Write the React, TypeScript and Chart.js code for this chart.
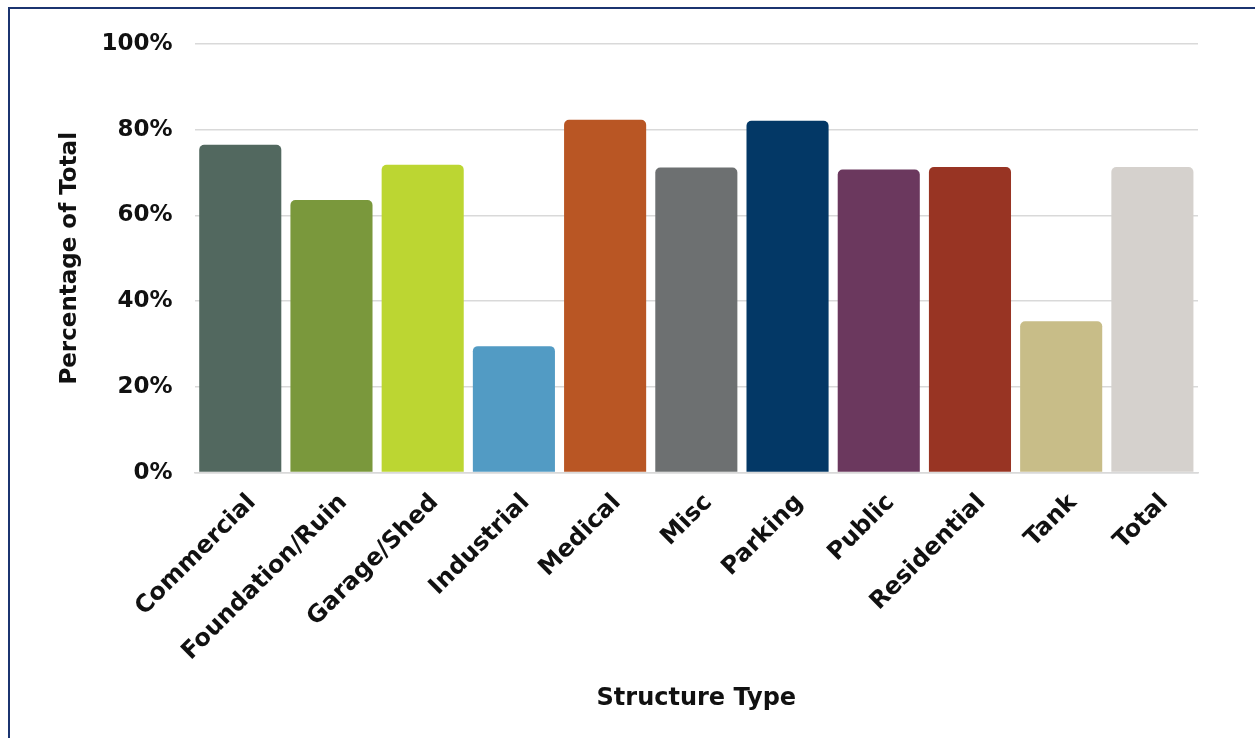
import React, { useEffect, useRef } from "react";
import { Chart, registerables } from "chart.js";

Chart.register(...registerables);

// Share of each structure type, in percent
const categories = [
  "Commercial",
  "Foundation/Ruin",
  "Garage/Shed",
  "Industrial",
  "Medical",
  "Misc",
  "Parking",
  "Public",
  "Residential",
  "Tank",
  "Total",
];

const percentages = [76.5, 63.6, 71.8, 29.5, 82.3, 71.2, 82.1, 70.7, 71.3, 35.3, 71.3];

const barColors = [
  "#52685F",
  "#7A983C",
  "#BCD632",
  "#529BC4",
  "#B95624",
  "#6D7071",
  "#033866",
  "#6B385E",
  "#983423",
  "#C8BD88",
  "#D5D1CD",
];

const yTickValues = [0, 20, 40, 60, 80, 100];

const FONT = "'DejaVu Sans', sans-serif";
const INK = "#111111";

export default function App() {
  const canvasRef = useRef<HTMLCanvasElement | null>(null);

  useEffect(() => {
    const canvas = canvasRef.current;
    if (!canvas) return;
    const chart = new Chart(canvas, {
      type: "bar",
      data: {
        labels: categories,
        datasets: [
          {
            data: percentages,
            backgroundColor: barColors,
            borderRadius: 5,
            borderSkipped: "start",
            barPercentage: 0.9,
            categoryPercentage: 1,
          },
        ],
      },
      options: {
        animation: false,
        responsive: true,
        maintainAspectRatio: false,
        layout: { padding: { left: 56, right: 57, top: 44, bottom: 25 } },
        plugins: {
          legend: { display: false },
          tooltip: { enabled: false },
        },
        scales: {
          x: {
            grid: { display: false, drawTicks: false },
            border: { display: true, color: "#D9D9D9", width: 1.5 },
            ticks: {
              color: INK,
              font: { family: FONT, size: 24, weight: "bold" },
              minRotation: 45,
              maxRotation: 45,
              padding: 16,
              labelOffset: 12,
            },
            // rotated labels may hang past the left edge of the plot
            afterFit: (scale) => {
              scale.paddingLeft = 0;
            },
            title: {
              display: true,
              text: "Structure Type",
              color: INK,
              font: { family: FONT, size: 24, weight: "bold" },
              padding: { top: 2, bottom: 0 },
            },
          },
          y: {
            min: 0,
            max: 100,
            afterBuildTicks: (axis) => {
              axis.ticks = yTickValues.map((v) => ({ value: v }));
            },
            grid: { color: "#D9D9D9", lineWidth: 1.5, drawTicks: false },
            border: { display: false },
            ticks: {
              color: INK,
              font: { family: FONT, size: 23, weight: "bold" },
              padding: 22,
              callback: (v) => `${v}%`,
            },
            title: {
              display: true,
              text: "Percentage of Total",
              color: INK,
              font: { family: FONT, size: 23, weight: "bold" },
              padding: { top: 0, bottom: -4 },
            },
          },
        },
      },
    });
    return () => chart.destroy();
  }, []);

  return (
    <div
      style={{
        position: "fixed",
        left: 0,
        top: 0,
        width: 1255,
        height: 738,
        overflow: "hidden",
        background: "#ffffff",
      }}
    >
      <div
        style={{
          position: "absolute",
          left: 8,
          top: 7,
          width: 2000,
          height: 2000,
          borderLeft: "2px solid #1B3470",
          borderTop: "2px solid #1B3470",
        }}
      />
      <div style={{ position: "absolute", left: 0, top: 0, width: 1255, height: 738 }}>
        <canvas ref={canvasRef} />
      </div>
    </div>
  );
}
|---|
• SET TASK: The lines from the top of the data above through the one holding "71.3, 35.3, 71.3];" are to be repeated exactly, and only those, with no pictures.

• EXERCISE SOLUTION:
Write the React, TypeScript and Chart.js code for this chart.
import React, { useEffect, useRef } from "react";
import { Chart, registerables } from "chart.js";

Chart.register(...registerables);

// Share of each structure type, in percent
const categories = [
  "Commercial",
  "Foundation/Ruin",
  "Garage/Shed",
  "Industrial",
  "Medical",
  "Misc",
  "Parking",
  "Public",
  "Residential",
  "Tank",
  "Total",
];

const percentages = [76.5, 63.6, 71.8, 29.5, 82.3, 71.2, 82.1, 70.7, 71.3, 35.3, 71.3];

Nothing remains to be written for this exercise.